Principal and Interest Securitization Trusts
Effective December 2007 we established securitization trusts for the administration of cash remittances received on the
underlying assets of our PCs and Structured Securities. We receive trust management income, which represents the fees we
earn as master servicer, issuer, trustee and administrator for our PCs and Structured Securities. These fees, which are
included in our non-interest income, are derived from interest earned on principal and interest cash flows held in the trust
between the time funds are remitted to the trust by servicers and the date of distribution to our PC and Structured Securities
holders. The trust management income will be offset by interest expense we incur when a borrower prepays a mortgage, but
the full amount of interest for the month is due to the PC investor. We have off-balance sheet exposure to the trust of the
same maximum amount that applies to our credit risk of our outstanding guarantees; however, we also have exposure to the
trust and its institutional counterparties for any investment losses that are incurred in our role as the securities administrator
for the trust. We recognized trust management income (expense) of $(71) million, $18 million and $— million during 2008,
2007 and 2006, respectively, within other income on our consolidated statements of operations.

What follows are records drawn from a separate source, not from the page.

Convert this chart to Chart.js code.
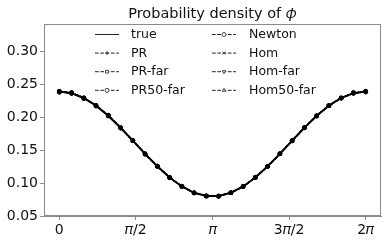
<!DOCTYPE html>
<html>
<head>
<meta charset="utf-8">
<script src="https://cdn.jsdelivr.net/npm/chart.js@4/dist/chart.umd.min.js"></script>
<style>
  html, body { margin: 0; padding: 0; background: #fff; }
  canvas { display: block; }
</style>
</head>
<body>
<canvas id="densityChart" width="390" height="244"></canvas>
<script>
// Точки по оси X (phi), 26 узлов на [0, 2π]
const phiValues = [0, 0.2513, 0.5027, 0.7540, 1.0053, 1.2566, 1.5080, 1.7593, 2.0106, 2.2619, 2.5133, 2.7646, 3.0159,
  3.2673, 3.5186, 3.7699, 4.0212, 4.2726, 4.5239, 4.7752, 5.0265, 5.2779, 5.5292, 5.7805, 6.0319, 6.2832];

// Значения плотности
const trueValues = [0.2387, 0.2362, 0.2289, 0.2172, 0.2018, 0.1837, 0.1642, 0.1442, 0.1253, 0.1084, 0.0948, 0.0852, 0.0802,
  0.0802, 0.0852, 0.0948, 0.1084, 0.1253, 0.1442, 0.1642, 0.1837, 0.2018, 0.2172, 0.2289, 0.2362, 0.2387];
const prValues = [0.2380, 0.2368, 0.2296, 0.2165, 0.2024, 0.1830, 0.1648, 0.1436, 0.1258, 0.1079, 0.0952, 0.0848, 0.0806,
  0.0798, 0.0856, 0.0944, 0.1088, 0.1249, 0.1446, 0.1638, 0.1841, 0.2014, 0.2176, 0.2285, 0.2366, 0.2383];
const prFarValues = [0.2392, 0.2356, 0.2284, 0.2178, 0.2012, 0.1843, 0.1637, 0.1447, 0.1249, 0.1089, 0.0944, 0.0856, 0.0798,
  0.0806, 0.0848, 0.0952, 0.1080, 0.1257, 0.1438, 0.1646, 0.1833, 0.2022, 0.2168, 0.2293, 0.2358, 0.2391];
const pr50FarValues = [0.2376, 0.2371, 0.2280, 0.2169, 0.2027, 0.1834, 0.1645, 0.1439, 0.1256, 0.1082, 0.0950, 0.0850, 0.0804,
  0.0800, 0.0854, 0.0946, 0.1086, 0.1251, 0.1444, 0.1640, 0.1839, 0.2016, 0.2174, 0.2287, 0.2370, 0.2379];
const newtonValues = [0.2389, 0.2360, 0.2291, 0.2170, 0.2020, 0.1835, 0.1644, 0.1440, 0.1255, 0.1082, 0.0950, 0.0850, 0.0804,
  0.0800, 0.0854, 0.0946, 0.1086, 0.1251, 0.1444, 0.1640, 0.1839, 0.2016, 0.2174, 0.2287, 0.2360, 0.2389];
const homValues = [0.2384, 0.2365, 0.2287, 0.2175, 0.2015, 0.1840, 0.1639, 0.1445, 0.1250, 0.1087, 0.0946, 0.0854, 0.0800,
  0.0804, 0.0850, 0.0950, 0.1082, 0.1255, 0.1440, 0.1644, 0.1835, 0.2020, 0.2170, 0.2291, 0.2364, 0.2385];
const homFarValues = [0.2395, 0.2358, 0.2293, 0.2168, 0.2022, 0.1832, 0.1646, 0.1438, 0.1257, 0.1080, 0.0952, 0.0848, 0.0806,
  0.0798, 0.0856, 0.0944, 0.1088, 0.1249, 0.1446, 0.1638, 0.1841, 0.2014, 0.2176, 0.2285, 0.2357, 0.2394];
const hom50FarValues = [0.2382, 0.2366, 0.2286, 0.2174, 0.2016, 0.1839, 0.1640, 0.1444, 0.1251, 0.1086, 0.0947, 0.0853, 0.0801,
  0.0803, 0.0851, 0.0949, 0.1083, 0.1254, 0.1441, 0.1643, 0.1836, 0.2019, 0.2171, 0.2290, 0.2365, 0.2384];

// Деления осей
const xTickValues = [0, 1.5708, 3.1416, 4.7124, 6.2832];
const xTickLabels = ['0', '𝜋/2', '𝜋', '3𝜋/2', '2𝜋'];
const yTickValues = [0.05, 0.10, 0.15, 0.20, 0.25, 0.30];

const seriesNames = ['true', 'PR', 'PR-far', 'PR50-far', 'Newton', 'Hom', 'Hom-far', 'Hom50-far'];
const seriesValues = [trueValues, prValues, prFarValues, pr50FarValues, newtonValues, homValues, homFarValues, hom50FarValues];
// маркеры в духе matplotlib: '', '+', 's', 'o', 'o', 'x', 'v', '^'
const seriesMarkers = [
  { style: false, rot: 0 },
  { style: 'cross', rot: 0 },
  { style: 'rect', rot: 0 },
  { style: 'circle', rot: 0 },
  { style: 'circle', rot: 0 },
  { style: 'crossRot', rot: 0 },
  { style: 'triangle', rot: 180 },
  { style: 'triangle', rot: 0 }
];

const FONT = 'DejaVu Sans';
const DASH = [3.7, 1.6];

const datasets = seriesNames.map((name, i) => ({
  label: name,
  data: phiValues.map((x, k) => ({ x: x, y: seriesValues[i][k] })),
  borderColor: '#000',
  backgroundColor: '#000',
  borderWidth: i === 0 ? 2 : 1.2,
  borderDash: i === 0 ? [] : DASH,
  tension: 0,
  pointStyle: seriesMarkers[i].style,
  pointRotation: seriesMarkers[i].rot,
  pointRadius: i === 0 ? 0 : 2,
  pointBorderWidth: 1,
  pointBorderColor: '#000',
  pointBackgroundColor: '#000'
}));

// Рамка, заголовок и легенда в стиле matplotlib
const mplPlugin = {
  id: 'mplExtras',
  afterDraw(chart) {
    const ctx = chart.ctx;
    const a = chart.chartArea;
    ctx.save();
    // рамка вокруг области графика
    ctx.strokeStyle = '#8a8a8a';
    ctx.lineWidth = 1;
    ctx.strokeRect(a.left + 0.5, a.top + 0.5, a.right - a.left - 1, a.bottom - a.top - 1);

    // заголовок по центру осей
    ctx.fillStyle = '#111';
    ctx.font = '14.5px "' + FONT + '"';
    ctx.textAlign = 'center';
    ctx.textBaseline = 'alphabetic';
    ctx.fillText('Probability density of 𝜙', (a.left + a.right) / 2, 18);

    // легенда: две колонки по четыре строки
    const cols = [{ x0: 95, x1: 119, tx: 131 }, { x0: 212, x1: 236, tx: 249 }];
    ctx.font = '12.5px "' + FONT + '"';
    ctx.textAlign = 'left';
    ctx.textBaseline = 'middle';
    chart.data.datasets.forEach((ds, i) => {
      const c = cols[i < 4 ? 0 : 1];
      const y = 34.5 + (i % 4) * 18.6;
      ctx.strokeStyle = '#222';
      ctx.lineWidth = 1;
      ctx.setLineDash(ds.borderDash);
      ctx.beginPath();
      ctx.moveTo(c.x0, y);
      ctx.lineTo(c.x1, y);
      ctx.stroke();
      ctx.setLineDash([]);
      if (ds.pointStyle) {
        ctx.fillStyle = '#fff';
        ctx.strokeStyle = '#444';
        Chart.helpers.drawPoint(ctx, {
          pointStyle: ds.pointStyle,
          rotation: ds.pointRotation,
          radius: 2,
          borderWidth: 0.8
        }, (c.x0 + c.x1) / 2, y);
      }
      ctx.fillStyle = '#111';
      ctx.fillText(ds.label, c.tx, y + 0.5);
    });
    ctx.restore();
  }
};

const densityChart = new Chart(document.getElementById('densityChart'), {
  type: 'line',
  data: { datasets },
  plugins: [mplPlugin],
  options: {
    responsive: false,
    animation: false,
    devicePixelRatio: 1,
    layout: { padding: { top: 24, right: 9, left: 0, bottom: 0 } },
    plugins: {
      legend: { display: false },
      title: { display: false },
      tooltip: { enabled: false }
    },
    scales: {
      x: {
        type: 'linear',
        min: -0.31416,
        max: 6.5973,
        afterBuildTicks: s => { s.ticks = xTickValues.map(v => ({ value: v })); },
        afterFit: s => { s.height = 28; },
        grid: { drawOnChartArea: false, drawTicks: true, tickLength: 4, color: '#8a8a8a' },
        border: { color: '#8a8a8a' },
        ticks: {
          autoSkip: false,
          maxRotation: 0,
          padding: 2,
          color: '#111',
          font: { family: FONT, size: 14 },
          callback: (v, i) => xTickLabels[i]
        }
      },
      y: {
        min: 0.05,
        max: 0.341,
        afterBuildTicks: s => { s.ticks = yTickValues.map(v => ({ value: v })); },
        afterFit: s => { s.width = 44; },
        grid: { drawOnChartArea: false, drawTicks: true, tickLength: 4, color: '#8a8a8a' },
        border: { color: '#8a8a8a' },
        ticks: {
          padding: 2,
          color: '#111',
          font: { family: FONT, size: 14 },
          callback: v => v.toFixed(2)
        }
      }
    }
  }
});
</script>
</body>
</html>
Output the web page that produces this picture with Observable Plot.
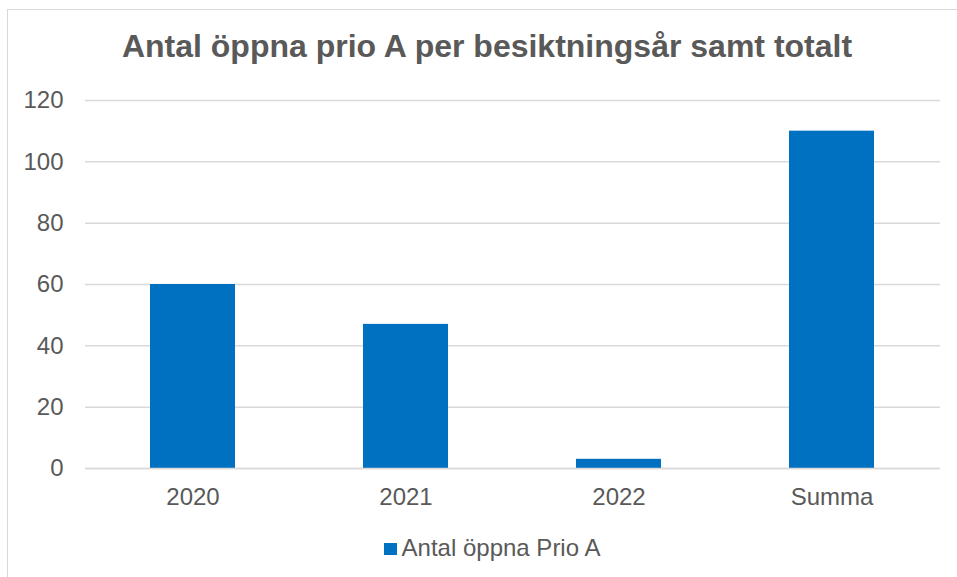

In accordance with the trust agreements, we invest the funds of the trusts in eligible short-term financial instruments that
are mainly the highest-rated debt types as classified by a nationally-recognized statistical rating organization. To the extent
there is a loss related to an eligible investment for the trust, we, as the administrator are responsible for making up that
shortfall. As of December 31, 2008 and 2007, there were $11.6 billion and $12.5 billion, respectively, of cash and other non-
mortgage assets in this trust. As of December 31, 2008, these consisted of: (a) $3.7 billion of cash equivalents invested in
seven counterparties that had short-term credit ratings A-1+ on the S&P’s or equivalent scale, (b) $4.9 billion of cash
deposited with the Federal Reserve Bank, and (c) $3.0 billion of securities sold under agreements to resell with two
counterparties, which had short-term S&P ratings of A-1 or above. During 2008, we recognized $1.1 billion of losses on
investment activity associated with our role as securities administrator for this trust on unsecured loans made to Lehman on
the trust’s behalf. These short-term loans were due to mature on September 15, 2008, the date Lehman filed for bankruptcy;
however, Lehman failed to repay these loans and the accrued interest. See “NOTE 13: LEGAL CONTINGENCIES” for
further information on this claim.
Derivative Portfolio
On an ongoing basis, we review the credit fundamentals of all of our derivative counterparties to confirm that they
continue to meet our internal standards. We assign internal ratings, credit capital and exposure limits to each counterparty
based on quantitative and qualitative analysis, which we update and monitor on a regular basis. We conduct additional
reviews when market conditions dictate or events affecting an individual counterparty occur.
Derivative Counterparties
Our use of derivatives exposes us to counterparty credit risk, which arises from the possibility that the derivative
counterparty will not be able to meet its contractual obligations. Exchange-traded derivatives, such as futures contracts, do
not measurably increase our counterparty credit risk because changes in the value of open exchange-traded contracts are
settled daily through a financial clearinghouse established by each exchange. Over-the-counter, or OTC, derivatives, however,
expose us to counterparty credit risk because transactions are executed and settled between us and our counterparty. Our use
of OTC interest-rate swaps, option-based derivatives and foreign-currency swaps is subject to rigorous internal credit and
legal reviews. Our derivative counterparties carry external credit ratings among the highest available from major rating
agencies. All of these counterparties are major financial institutions and are experienced participants in the OTC derivatives
market.
Master Netting and Collateral Agreements
We use master netting and collateral agreements to reduce our credit risk exposure to our active OTC derivative
counterparties for interest-rate swaps, option-based derivatives and foreign-currency swaps. Master netting agreements
provide for the netting of amounts receivable and payable from an individual counterparty, which reduces our exposure to a
single counterparty in the event of default. On a daily basis, the market value of each counterparty’s derivatives outstanding
is calculated to determine the amount of our net credit exposure, which is equal to derivatives in a net gain position by
counterparty after giving consideration to collateral posted. Our collateral agreements require most counterparties to post
collateral for the amount of our net exposure to them above the applicable threshold. Bilateral collateral agreements are in
place for the majority of our counterparties. Collateral posting thresholds are tied to a counterparty’s credit rating. Derivative
exposures and collateral amounts are monitored on a daily basis using both internal pricing models and dealer price quotes.